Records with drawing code
----------------

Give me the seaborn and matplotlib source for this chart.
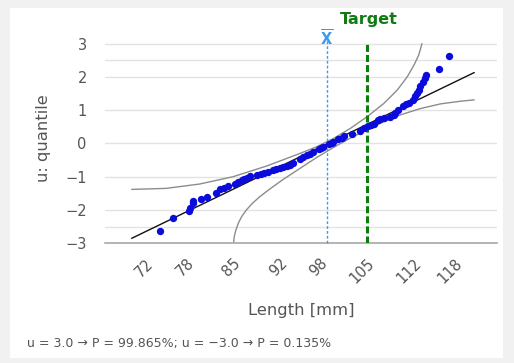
import matplotlib

matplotlib.use("Agg")
import matplotlib.pyplot as plt
import pandas as pd
import seaborn as sns
from matplotlib.patches import Rectangle

# measured lengths [mm] and their normal quantiles u
lengths = [74.1, 76.0, 78.4, 78.6, 79.0, 79.1, 80.3, 81.1, 82.5, 83.1, 83.6, 84.3,
           85.3, 85.8, 86.3, 86.7, 87.1, 87.6, 88.6, 89.2, 89.6, 90.3, 91.0, 91.5,
           92.0, 92.5, 93.0, 93.5, 94.0, 95.0, 95.5, 96.0, 96.5, 97.0, 97.8, 98.2,
           98.5, 99.3, 99.8, 100.0, 100.7, 101.2, 101.5, 102.7, 104.0, 104.5, 105.2,
           105.6, 106.0, 106.7, 107.0, 107.5, 108.5, 109.0, 109.2, 109.7, 110.4,
           110.8, 111.2, 111.9, 112.2, 112.5, 112.7, 112.9, 113.4, 113.7, 113.8,
           115.8, 117.2]
quantiles = [-2.62, -2.23, -2.02, -1.95, -1.80, -1.74, -1.68, -1.60, -1.48, -1.38, -1.34,
             -1.28, -1.22, -1.17, -1.10, -1.07, -1.05, -0.99, -0.95, -0.93, -0.90, -0.85,
             -0.81, -0.78, -0.74, -0.70, -0.67, -0.65, -0.60, -0.47, -0.42, -0.36, -0.32,
             -0.25, -0.17, -0.13, -0.10, -0.02, 0.02, 0.05, 0.12, 0.17, 0.22, 0.28, 0.38,
             0.46, 0.53, 0.56, 0.59, 0.69, 0.72, 0.76, 0.79, 0.85, 0.91, 1.01, 1.13, 1.18,
             1.23, 1.31, 1.43, 1.52, 1.61, 1.73, 1.86, 1.96, 2.06, 2.24, 2.63]

# fitted normal line (end points)
fit_x = [69.9, 121.0]
fit_u = [-2.85, 2.13]

# confidence band curves
upper_x = [69.9, 75.0, 80.0, 85.0, 90.0, 95.0, 97.5, 100.0, 102.5, 105.0, 107.5,
           109.5, 111.0, 112.0, 112.7, 113.0, 113.2]
upper_u = [-1.38, -1.35, -1.22, -1.0, -0.68, -0.30, -0.10, 0.15, 0.45, 0.80, 1.20,
           1.60, 2.00, 2.35, 2.65, 2.85, 3.00]
lower_x = [85.1, 85.2, 85.45, 85.8, 86.3, 87.0, 87.9, 89.0, 90.5, 92.5, 95.0, 97.5,
           100.0, 102.5, 105.0, 107.5, 110.0, 113.0, 116.0, 119.0, 121.0]
lower_u = [-3.00, -2.80, -2.60, -2.40, -2.20, -2.00, -1.80, -1.60, -1.37, -1.08, -0.75,
           -0.42, -0.12, 0.16, 0.41, 0.65, 0.86, 1.05, 1.19, 1.27, 1.31]

mean_x = 99.0
target_x = 105.0
x_ticks = [72, 78, 85, 92, 98, 105, 112, 118]
y_ticks = [-3, -2, -1, 0, 1, 2, 3]
footer = "u = 3.0 \u2192 P = 99.865%; u = \u22123.0 \u2192 P = 0.135%"

sns.set_style("white")
plt.rcParams["font.family"] = ["DejaVu Sans"]
text_grey = "#555555"

fig = plt.figure(figsize=(5.14, 3.63), dpi=100, facecolor="#f1f1f1")
fig.patches.append(Rectangle((10 / 514, 5 / 363), 493 / 514, 350 / 363,
                             transform=fig.transFigure, facecolor="white",
                             edgecolor="none", zorder=-10))
ax = fig.add_axes([0.204, 0.3297, 0.763, 0.5777])
ax.set_facecolor("none")

# grid lines (integers plus the +-2.5 lines)
for g in y_ticks + [-2.5, 2.5]:
    ax.axhline(g, color="#e3e3e3", lw=1, zorder=0)

band_df = pd.DataFrame({"x": upper_x + lower_x,
                        "u": upper_u + lower_u,
                        "band": ["upper"] * len(upper_x) + ["lower"] * len(lower_x)})
sns.lineplot(data=band_df, x="x", y="u", units="band", estimator=None, sort=False,
             color="#8c8c8c", lw=1, ax=ax, zorder=2)
sns.lineplot(x=fit_x, y=fit_u, color="#111111", lw=1, ax=ax, zorder=3)
sns.scatterplot(x=lengths, y=quantiles, color="#0b0bdc", s=28, linewidth=0,
                ax=ax, zorder=4)

ax.plot([mean_x, mean_x], [-3, 3.12], color="#3d9bef", lw=1,
        linestyle=(0, (2, 1.5)), zorder=3, clip_on=False)
ax.text(mean_x, 3.14, r"$\overline{\mathbf{X}}$", color="#3d9bef", fontsize=10.5,
        ha="center", va="center", clip_on=False)
ax.plot([target_x, target_x], [-3, 3], color="#0b7d0b", lw=2.2,
        linestyle=(0, (2.3, 1.0)), zorder=3)
ax.text(target_x + 0.3, 3.72, "Target", color="#127a12", fontsize=11.5,
        fontweight="bold", ha="center", va="center", clip_on=False)

ax.set_xlim(65.9, 124.4)
ax.set_ylim(-3, 3.3)
ax.set_xticks(x_ticks)
ax.set_xticklabels([str(t) for t in x_ticks], rotation=45, ha="right",
                   rotation_mode="anchor")
ax.set_yticks(y_ticks)
ax.set_yticklabels([str(t).replace("-", "\u2212") for t in y_ticks])
ax.tick_params(axis="x", colors="#aaaaaa", length=6, width=1, labelcolor=text_grey,
               labelsize=10.5, pad=3)
ax.tick_params(axis="y", colors="#e0e0e0", length=5, width=1, labelcolor=text_grey,
               labelsize=10.5, pad=8)

for side in ["top", "right", "left"]:
    ax.spines[side].set_visible(False)
ax.spines["bottom"].set_color("#a8a8a8")
ax.spines["bottom"].set_linewidth(1.2)

ax.set_xlabel("Length [mm]", color=text_grey, fontsize=11.8, labelpad=12)
ax.set_ylabel("u: quantile", color=text_grey, fontsize=11.8, labelpad=10)

fig.text(27 / 514, 1 - 343 / 363, footer, color=text_grey, fontsize=9,
         ha="left", va="center")

fig.savefig("out.png", dpi=100, facecolor=fig.get_facecolor())
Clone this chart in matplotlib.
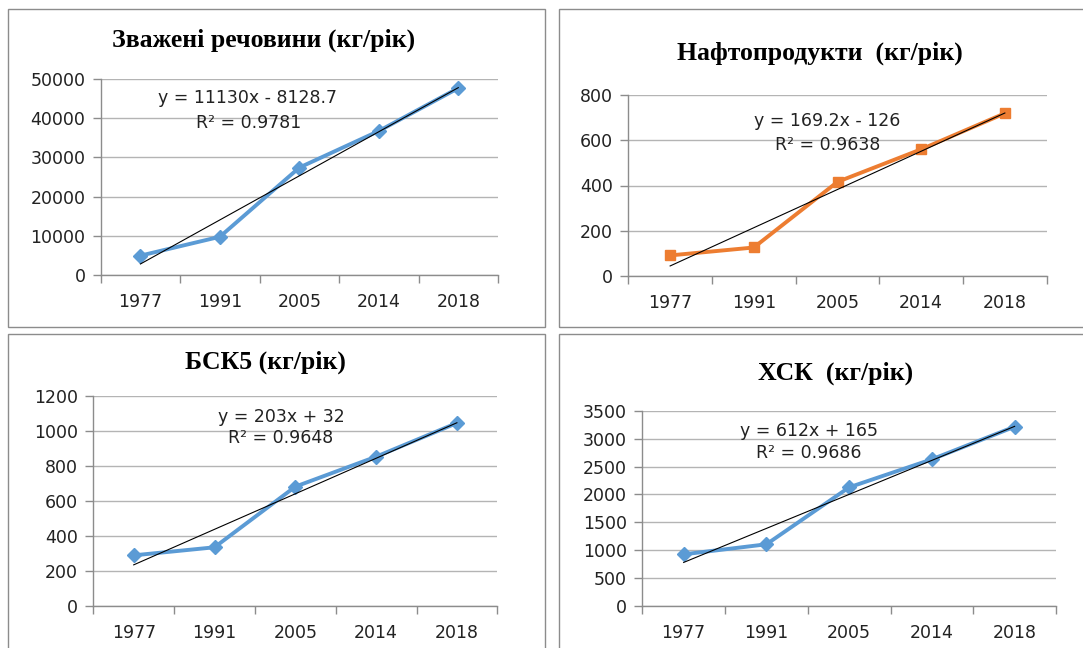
import numpy as np
import matplotlib.pyplot as plt
from matplotlib.patches import Rectangle

years = ['1977', '1991', '2005', '2014', '2018']

zvazheni = [5000, 9800, 27400, 36700, 47600]
naftoprod = [91, 126, 416, 560, 719]
bsk5 = [289, 335, 681, 852, 1044]
hsk = [926, 1106, 2127, 2629, 3213]

titles = ['Зважені речовини (кг/рік)', 'Нафтопродукти  (кг/рік)',
          'БСК5 (кг/рік)', 'ХСК  (кг/рік)']
equations = ['y = 11130x - 8128.7', 'y = 169.2x - 126',
             'y = 203x + 32', 'y = 612x + 165']
r2_labels = ['R² = 0.9781', 'R² = 0.9638', 'R² = 0.9648', 'R² = 0.9686']
y_max = [50000, 800, 1200, 3500]
y_step = [10000, 200, 200, 500]

W, H = 1083, 648
BLUE = '#5B9BD5'
ORANGE = '#ED7D31'
TXT = 12.5

fig = plt.figure(figsize=(W / 100, H / 100), dpi=100)

def px_box(l, r, t, b):
    return [l / W, 1 - b / H, (r - l) / W, (b - t) / H]

# panel frames (pixel coords, y from top)
frames = [(8, 545, 9, 327), (559, 1090, 9, 327), (8, 545, 334, 660), (559, 1090, 334, 660)]
for l, r, t, b in frames:
    fig.patches.append(Rectangle((l / W, 1 - b / H), (r - l) / W, (b - t) / H,
                                 transform=fig.transFigure, fill=False,
                                 edgecolor='#8C8C8C', linewidth=1.0))

axes_px = [(100.7, 498, 78.7, 275.3), (628.3, 1046.7, 95, 276),
           (93.3, 497.3, 395.7, 606), (642.3, 1056, 410.7, 606)]
title_px = [(264, 40), (820, 53), (265, 362), (836, 373)]
eq_px = [((248, 98), (249, 123)), ((827, 121), (828, 145)),
         ((281, 417), (281, 438)), ((809, 431), (809, 453))]

series = [zvazheni, naftoprod, bsk5, hsk]
colors = [BLUE, ORANGE, BLUE, BLUE]
markers = ['D', 's', 'D', 'D']

for i in range(4):
    ax = fig.add_axes(px_box(*axes_px[i]))
    vals = np.array(series[i], dtype=float)
    x = np.arange(len(years))

    ax.plot(x, vals, color=colors[i], linewidth=2.8, marker=markers[i],
            markersize=7.5 if markers[i] == 's' else 7, zorder=3)

    # linear trend (Excel style, x = 1..5)
    coef = np.polyfit(x + 1, vals, 1)
    ax.plot(x, np.polyval(coef, x + 1), color='black', linewidth=0.8, zorder=4)

    ax.set_xlim(-0.5, len(years) - 0.5)
    ax.set_ylim(0, y_max[i])
    ax.set_yticks(np.arange(0, y_max[i] + 1, y_step[i]))
    ax.set_xticks(x)
    ax.set_xticklabels(years)
    ax.set_xticks(np.arange(-0.5, len(years)), minor=True)
    ax.tick_params(axis='x', which='major', length=0, pad=13,
                   labelsize=TXT, labelcolor='#222222')
    ax.tick_params(axis='x', which='minor', length=6, color='#8C8C8C', width=1)
    ax.tick_params(axis='y', length=6, color='#8C8C8C', width=1, pad=5,
                   labelsize=TXT, labelcolor='#222222')

    ax.grid(axis='y', color='#B4B4B4', linewidth=1)
    ax.set_axisbelow(True)
    for s in ['top', 'right']:
        ax.spines[s].set_visible(False)
    for s in ['left', 'bottom']:
        ax.spines[s].set_color('#8C8C8C')
        ax.spines[s].set_linewidth(1)

    tx, ty = title_px[i]
    fig.text(tx / W, 1 - ty / H, titles[i], ha='center', va='center',
             fontsize=18.5, fontweight='bold', family='Liberation Serif')
    (ex, ey), (rx, ry) = eq_px[i]
    fig.text(ex / W, 1 - ey / H, equations[i], ha='center', va='center',
             fontsize=TXT, color='#222222')
    fig.text(rx / W, 1 - ry / H, r2_labels[i], ha='center', va='center',
             fontsize=TXT, color='#222222')

fig.savefig('out.png', dpi=100)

----------------

# What you are asked to do:
Pull out all lines containing the word "this" from the entries above.

# Reply:
Give me the seaborn and matplotlib source for this chart.
Clone this chart in matplotlib.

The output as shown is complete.